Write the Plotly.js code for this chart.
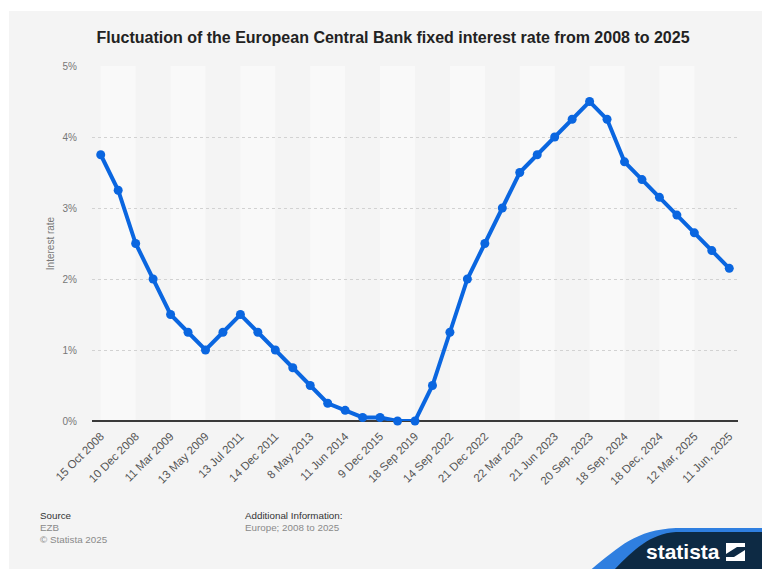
<!DOCTYPE html>
<html>
<head>
<meta charset="utf-8">
<script src="https://cdn.plot.ly/plotly-3.0.1.min.js"></script>
<style>
  html, body { margin: 0; padding: 0; background: #ffffff; width: 762px; height: 569px; overflow: hidden; }
  #chart { position: absolute; left: 9px; top: 11px; width: 753px; height: 558px; }
</style>
</head>
<body>
<div id="chart"></div>
<script>
// ---- data ----
const dates = [
  "15 Oct 2008", "12 Nov 2008", "10 Dec 2008", "21 Jan 2009", "11 Mar 2009", "8 Apr 2009",
  "13 May 2009", "13 Apr 2011", "13 Jul 2011", "9 Nov 2011", "14 Dec 2011", "11 Jul 2012",
  "8 May 2013", "13 Nov 2013", "11 Jun 2014", "10 Sep 2014", "9 Dec 2015", "16 Mar 2016",
  "18 Sep 2019", "27 Jul 2022", "14 Sep 2022", "2 Nov 2022", "21 Dec 2022", "8 Feb 2023",
  "22 Mar 2023", "10 May 2023", "21 Jun 2023", "2 Aug 2023", "20 Sep, 2023", "12 Jun, 2024",
  "18 Sep, 2024", "23 Oct, 2024", "18 Dec, 2024", "5 Feb, 2025", "12 Mar, 2025", "23 Apr, 2025",
  "11 Jun, 2025"
];
const rates = [
  3.75, 3.25, 2.5, 2.0, 1.5, 1.25,
  1.0, 1.25, 1.5, 1.25, 1.0, 0.75,
  0.5, 0.25, 0.15, 0.05, 0.05, 0.0,
  0.0, 0.5, 1.25, 2.0, 2.5, 3.0,
  3.5, 3.75, 4.0, 4.25, 4.5, 4.25,
  3.65, 3.4, 3.15, 2.9, 2.65, 2.4,
  2.15
];
const tickLabels = [
  "15 Oct 2008", "10 Dec 2008", "11 Mar 2009", "13 May 2009", "13 Jul 2011", "14 Dec 2011",
  "8 May 2013", "11 Jun 2014", "9 Dec 2015", "18 Sep 2019", "14 Sep 2022", "21 Dec 2022",
  "22 Mar 2023", "21 Jun 2023", "20 Sep, 2023", "18 Sep, 2024", "18 Dec, 2024", "12 Mar, 2025",
  "11 Jun, 2025"
];
const yTicks = [0, 1, 2, 3, 4, 5];

// ---- helpers: page pixel -> paper coords (plot area 92..738 x 66..421 on page) ----
const PX0 = 92, PX1 = 738, PY0 = 66, PY1 = 421;
const px = X => (X - PX0) / (PX1 - PX0);
const py = Y => (PY1 - Y) / (PY1 - PY0);
function path(cmds) {
  return cmds.map(c => {
    if (typeof c === 'string') return c;
    return px(c[0]).toFixed(5) + ',' + py(c[1]).toFixed(5);
  }).join(' ');
}

const FONT = "Liberation Sans, Arial, Helvetica, sans-serif";

// alternating light bands between category positions
const shapes = [];
for (let i = 0; i + 2 <= dates.length - 1; i += 4) {
  shapes.push({
    type: 'rect', xref: 'x', yref: 'paper', x0: i, x1: i + 2, y0: 0, y1: 1,
    fillcolor: '#f9f9f9', line: { width: 0 }, layer: 'below'
  });
}

// statista logo decoration
shapes.push({
  type: 'path', xref: 'paper', yref: 'paper', layer: 'above',
  path: 'M ' + path([[588, 572], 'C', [618, 548], [634, 530], [676, 528], 'L', [765, 528], 'L', [765, 533], 'L', [676, 533], 'C', [648, 535], [632, 552], [614, 572], 'Z']),
  fillcolor: '#2f7fe0', line: { width: 0 }
});
shapes.push({
  type: 'path', xref: 'paper', yref: 'paper', layer: 'above',
  path: 'M ' + path([[612, 572], 'C', [632, 552], [648, 534], [676, 532], 'L', [765, 532], 'L', [765, 572], 'Z']),
  fillcolor: '#0d2a44', line: { width: 0 }
});
shapes.push({
  type: 'path', xref: 'paper', yref: 'paper', layer: 'above',
  path: 'M ' + path([[726, 543], 'L', [745, 543], 'L', [745, 561], 'L', [726, 561], 'Z']),
  fillcolor: '#ffffff', line: { width: 0 }
});
shapes.push({
  type: 'path', xref: 'paper', yref: 'paper', layer: 'above',
  path: 'M ' + path([[726, 554], 'L', [737, 547], 'L', [745, 547], 'L', [745, 550], 'L', [734, 557], 'L', [726, 557], 'Z']),
  fillcolor: '#0d2a44', line: { width: 0 }
});

const annotations = [
  { text: 'Source', x: px(38), y: py(515), color: '#333333' },
  { text: 'EZB', x: px(38), y: py(527), color: '#8a8a8a' },
  { text: '© Statista 2025', x: px(38), y: py(539), color: '#8a8a8a' },
  { text: 'Additional Information:', x: px(243), y: py(515), color: '#333333' },
  { text: 'Europe; 2008 to 2025', x: px(243), y: py(527), color: '#8a8a8a' }
].map(a => ({
  text: a.text, x: a.x, y: a.y, xref: 'paper', yref: 'paper',
  xanchor: 'left', yanchor: 'middle', showarrow: false,
  font: { family: FONT, size: 9.8, color: a.color }
}));
annotations.push({
  text: '<b>statista</b>', x: px(683), y: py(551), xref: 'paper', yref: 'paper',
  xanchor: 'center', yanchor: 'middle', showarrow: false,
  font: { family: FONT, size: 21, color: '#ffffff' }
});

const tickVals = [];
for (let i = 0; i < dates.length; i += 2) tickVals.push(dates[i]);

const trace = {
  type: 'scatter', mode: 'lines+markers',
  x: dates, y: rates,
  line: { color: '#0a66e0', width: 4 },
  marker: { color: '#0a66e0', size: 9 },
  cliponaxis: false,
  hoverinfo: 'skip'
};

const layout = {
  width: 753, height: 558,
  margin: { l: PX0 - 9, r: 762 - PX1, t: PY0 - 11, b: 569 - PY1 },
  paper_bgcolor: '#f4f4f4',
  plot_bgcolor: '#f4f4f4',
  showlegend: false,
  title: {
    text: '<b>Fluctuation of the European Central Bank fixed interest rate from 2008 to 2025</b>',
    font: { family: FONT, size: 16, color: '#222222' },
    x: 0.51, xanchor: 'center', y: 1 - 26 / 558, yanchor: 'middle'
  },
  xaxis: {
    type: 'category',
    range: [-0.5, dates.length - 0.5],
    tickmode: 'array', tickvals: tickVals, ticktext: tickLabels,
    tickangle: -45,
    tickfont: { family: FONT, size: 11.5, color: '#555555' },
    ticks: 'outside', ticklen: 3, tickcolor: 'rgba(0,0,0,0)',
    showgrid: false, zeroline: false, showline: false
  },
  yaxis: {
    range: [0, 5],
    tickvals: yTicks, ticktext: yTicks.map(v => v + '%'),
    tickfont: { family: FONT, size: 10, color: '#777777' },
    ticks: 'outside', ticklen: 12, tickcolor: 'rgba(0,0,0,0)',
    showgrid: true, gridcolor: '#d2d2d2', gridwidth: 1, griddash: 'dot',
    zeroline: true, zerolinecolor: '#3a3a3a', zerolinewidth: 2,
    showline: false,
    title: { text: 'Interest rate', font: { family: FONT, size: 10, color: '#777777' }, standoff: 6 }
  },
  shapes: shapes,
  annotations: annotations
};

Plotly.newPlot('chart', [trace], layout, { staticPlot: true, displayModeBar: false });
</script>
</body>
</html>
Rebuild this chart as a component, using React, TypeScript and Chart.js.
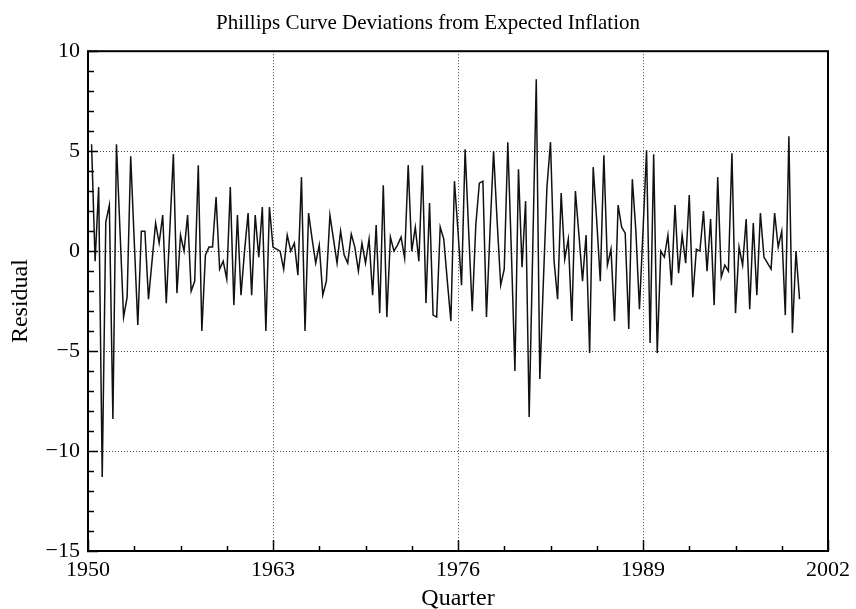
-- -- --
## Problem to work on
Copy the records word for word, leaving no picture in the copy.

## Answer to this problem
Write the Plotly.js code for this chart.
<!DOCTYPE html>
<html>
<head>
<meta charset="utf-8">
<script src="https://cdn.plot.ly/plotly-3.0.1.min.js"></script>
<style>
  html, body { margin: 0; padding: 0; background: #ffffff; width: 762px; height: 569px; overflow: hidden; }
  #chart { position: absolute; left: 9px; top: 11px; width: 753px; height: 558px; }
</style>
</head>
<body>
<div id="chart"></div>
<script>
// ---- data ----
const dates = [
  "15 Oct 2008", "12 Nov 2008", "10 Dec 2008", "21 Jan 2009", "11 Mar 2009", "8 Apr 2009",
  "13 May 2009", "13 Apr 2011", "13 Jul 2011", "9 Nov 2011", "14 Dec 2011", "11 Jul 2012",
  "8 May 2013", "13 Nov 2013", "11 Jun 2014", "10 Sep 2014", "9 Dec 2015", "16 Mar 2016",
  "18 Sep 2019", "27 Jul 2022", "14 Sep 2022", "2 Nov 2022", "21 Dec 2022", "8 Feb 2023",
  "22 Mar 2023", "10 May 2023", "21 Jun 2023", "2 Aug 2023", "20 Sep, 2023", "12 Jun, 2024",
  "18 Sep, 2024", "23 Oct, 2024", "18 Dec, 2024", "5 Feb, 2025", "12 Mar, 2025", "23 Apr, 2025",
  "11 Jun, 2025"
];
const rates = [
  3.75, 3.25, 2.5, 2.0, 1.5, 1.25,
  1.0, 1.25, 1.5, 1.25, 1.0, 0.75,
  0.5, 0.25, 0.15, 0.05, 0.05, 0.0,
  0.0, 0.5, 1.25, 2.0, 2.5, 3.0,
  3.5, 3.75, 4.0, 4.25, 4.5, 4.25,
  3.65, 3.4, 3.15, 2.9, 2.65, 2.4,
  2.15
];
const tickLabels = [
  "15 Oct 2008", "10 Dec 2008", "11 Mar 2009", "13 May 2009", "13 Jul 2011", "14 Dec 2011",
  "8 May 2013", "11 Jun 2014", "9 Dec 2015", "18 Sep 2019", "14 Sep 2022", "21 Dec 2022",
  "22 Mar 2023", "21 Jun 2023", "20 Sep, 2023", "18 Sep, 2024", "18 Dec, 2024", "12 Mar, 2025",
  "11 Jun, 2025"
];
const yTicks = [0, 1, 2, 3, 4, 5];

// ---- helpers: page pixel -> paper coords (plot area 92..738 x 66..421 on page) ----
const PX0 = 92, PX1 = 738, PY0 = 66, PY1 = 421;
const px = X => (X - PX0) / (PX1 - PX0);
const py = Y => (PY1 - Y) / (PY1 - PY0);
function path(cmds) {
  return cmds.map(c => {
    if (typeof c === 'string') return c;
    return px(c[0]).toFixed(5) + ',' + py(c[1]).toFixed(5);
  }).join(' ');
}

const FONT = "Liberation Sans, Arial, Helvetica, sans-serif";

// alternating light bands between category positions
const shapes = [];
for (let i = 0; i + 2 <= dates.length - 1; i += 4) {
  shapes.push({
    type: 'rect', xref: 'x', yref: 'paper', x0: i, x1: i + 2, y0: 0, y1: 1,
    fillcolor: '#f9f9f9', line: { width: 0 }, layer: 'below'
  });
}

// statista logo decoration
shapes.push({
  type: 'path', xref: 'paper', yref: 'paper', layer: 'above',
  path: 'M ' + path([[588, 572], 'C', [618, 548], [634, 530], [676, 528], 'L', [765, 528], 'L', [765, 533], 'L', [676, 533], 'C', [648, 535], [632, 552], [614, 572], 'Z']),
  fillcolor: '#2f7fe0', line: { width: 0 }
});
shapes.push({
  type: 'path', xref: 'paper', yref: 'paper', layer: 'above',
  path: 'M ' + path([[612, 572], 'C', [632, 552], [648, 534], [676, 532], 'L', [765, 532], 'L', [765, 572], 'Z']),
  fillcolor: '#0d2a44', line: { width: 0 }
});
shapes.push({
  type: 'path', xref: 'paper', yref: 'paper', layer: 'above',
  path: 'M ' + path([[726, 543], 'L', [745, 543], 'L', [745, 561], 'L', [726, 561], 'Z']),
  fillcolor: '#ffffff', line: { width: 0 }
});
shapes.push({
  type: 'path', xref: 'paper', yref: 'paper', layer: 'above',
  path: 'M ' + path([[726, 554], 'L', [737, 547], 'L', [745, 547], 'L', [745, 550], 'L', [734, 557], 'L', [726, 557], 'Z']),
  fillcolor: '#0d2a44', line: { width: 0 }
});

const annotations = [
  { text: 'Source', x: px(38), y: py(515), color: '#333333' },
  { text: 'EZB', x: px(38), y: py(527), color: '#8a8a8a' },
  { text: '© Statista 2025', x: px(38), y: py(539), color: '#8a8a8a' },
  { text: 'Additional Information:', x: px(243), y: py(515), color: '#333333' },
  { text: 'Europe; 2008 to 2025', x: px(243), y: py(527), color: '#8a8a8a' }
].map(a => ({
  text: a.text, x: a.x, y: a.y, xref: 'paper', yref: 'paper',
  xanchor: 'left', yanchor: 'middle', showarrow: false,
  font: { family: FONT, size: 9.8, color: a.color }
}));
annotations.push({
  text: '<b>statista</b>', x: px(683), y: py(551), xref: 'paper', yref: 'paper',
  xanchor: 'center', yanchor: 'middle', showarrow: false,
  font: { family: FONT, size: 21, color: '#ffffff' }
});

const tickVals = [];
for (let i = 0; i < dates.length; i += 2) tickVals.push(dates[i]);

const trace = {
  type: 'scatter', mode: 'lines+markers',
  x: dates, y: rates,
  line: { color: '#0a66e0', width: 4 },
  marker: { color: '#0a66e0', size: 9 },
  cliponaxis: false,
  hoverinfo: 'skip'
};

const layout = {
  width: 753, height: 558,
  margin: { l: PX0 - 9, r: 762 - PX1, t: PY0 - 11, b: 569 - PY1 },
  paper_bgcolor: '#f4f4f4',
  plot_bgcolor: '#f4f4f4',
  showlegend: false,
  title: {
    text: '<b>Fluctuation of the European Central Bank fixed interest rate from 2008 to 2025</b>',
    font: { family: FONT, size: 16, color: '#222222' },
    x: 0.51, xanchor: 'center', y: 1 - 26 / 558, yanchor: 'middle'
  },
  xaxis: {
    type: 'category',
    range: [-0.5, dates.length - 0.5],
    tickmode: 'array', tickvals: tickVals, ticktext: tickLabels,
    tickangle: -45,
    tickfont: { family: FONT, size: 11.5, color: '#555555' },
    ticks: 'outside', ticklen: 3, tickcolor: 'rgba(0,0,0,0)',
    showgrid: false, zeroline: false, showline: false
  },
  yaxis: {
    range: [0, 5],
    tickvals: yTicks, ticktext: yTicks.map(v => v + '%'),
    tickfont: { family: FONT, size: 10, color: '#777777' },
    ticks: 'outside', ticklen: 12, tickcolor: 'rgba(0,0,0,0)',
    showgrid: true, gridcolor: '#d2d2d2', gridwidth: 1, griddash: 'dot',
    zeroline: true, zerolinecolor: '#3a3a3a', zerolinewidth: 2,
    showline: false,
    title: { text: 'Interest rate', font: { family: FONT, size: 10, color: '#777777' }, standoff: 6 }
  },
  shapes: shapes,
  annotations: annotations
};

Plotly.newPlot('chart', [trace], layout, { staticPlot: true, displayModeBar: false });
</script>
</body>
</html>
Rebuild this chart as a component, using React, TypeScript and Chart.js.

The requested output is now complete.